Hamilton expressed delight in Satterwhite’s offseason, stating that she’s “making plays, making reads [and] getting buckets.” If Hamilton’s evaluation holds true, Satterwhite could find herself playing the role of the backup floor general. However, Northwestern is deep at guard so it will be hard for any single player to emerge with too many minutes off the bench.

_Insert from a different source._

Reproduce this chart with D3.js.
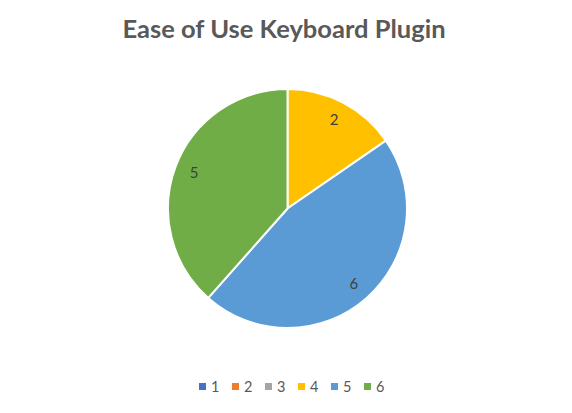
<!DOCTYPE html>
<html>
<head>
<meta charset="utf-8">
<script src="https://cdn.jsdelivr.net/npm/d3@7"></script>
<style>
  body { margin: 0; background: #fff; }
  text { font-family: Lato, "Open Sans", sans-serif; }
</style>
</head>
<body>
<div id="chart"></div>
<script>
// Chart data
const categories = ["1", "2", "3", "4", "5", "6"];
const values = [0, 0, 0, 2, 6, 5];
const colors = ["#4472c4", "#ed7d31", "#a5a5a5", "#ffc000", "#5b9bd5", "#70ad47"];
const title = "Ease of Use Keyboard Plugin";

const width = 572;
const height = 413;
const cx = 287.5;
const cy = 208.5;
const radius = 119.5;

const svg = d3
  .select("#chart")
  .append("svg")
  .attr("width", width)
  .attr("height", height);

// Title
svg
  .append("text")
  .attr("x", 284)
  .attr("y", 38)
  .attr("text-anchor", "middle")
  .style("font-size", "25.5px")
  .style("font-weight", "bold")
  .style("fill", "#595959")
  .text(title);

const color = d3.scaleOrdinal().domain(categories).range(colors);

const pie = d3
  .pie()
  .sort(null)
  .value((d, i) => values[i]);

const arcs = pie(categories);

const arc = d3.arc().innerRadius(0).outerRadius(radius);
const labelArc = d3.arc().innerRadius(100).outerRadius(100);

const g = svg.append("g").attr("transform", `translate(${cx}, ${cy})`);

g.selectAll("path")
  .data(arcs.filter((d) => d.value > 0))
  .enter()
  .append("path")
  .attr("d", arc)
  .style("fill", (d) => color(d.data))
  .style("stroke", "#fff")
  .style("stroke-width", 2);

// Data labels
g.selectAll(".label")
  .data(arcs.filter((d) => d.value > 0))
  .enter()
  .append("text")
  .attr("class", "label")
  .attr("transform", (d) => `translate(${labelArc.centroid(d)})`)
  .attr("text-anchor", "middle")
  .attr("dy", "0.35em")
  .style("font-size", "15px")
  .style("fill", "#404040")
  .text((d) => d.value);

// Legend
const legendX = d3.scaleBand().domain(categories).range([199, 397]);

const legendItems = svg
  .selectAll(".legend-item")
  .data(categories)
  .enter()
  .append("g")
  .attr("class", "legend-item")
  .attr("transform", (d) => `translate(${legendX(d)}, 383)`);

legendItems
  .append("rect")
  .attr("width", 7)
  .attr("height", 7)
  .style("fill", (d) => color(d));

legendItems
  .append("text")
  .attr("x", 12)
  .attr("y", 8.5)
  .style("font-size", "14.5px")
  .style("fill", "#595959")
  .text((d) => d);
</script>
</body>
</html>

Hartman similarly fell victim to circumstance in her first year. The 5-foot-11-inch guard found herself buried in the rotation, averaging just 3.3 minutes in 13 games played. With some more time on the court, Hartman could provide a solid stretch option for the ‘Cats. Her size and athleticism are comparable to Sydney Wood, as they are the same height with quick feet. While Wood tends to shy away from shooting, Hartman appears to have the confidence to take shots, hoisting seven from beyond the arc, one every six minutes she played. Her defense isn’t at par with Wood, but that can be said for 99.99% of individuals on this planet. If the sophomore can become more consistent from deep there is no reason for her not to see more minutes this year. Her frame allows her to play the 2, 3 or 4, and with a roster that is lacking in size across the board, Hartman could be used to guard opposing forwards off the bench. Fans should look for her to take a significant step forward this year if given the opportunity.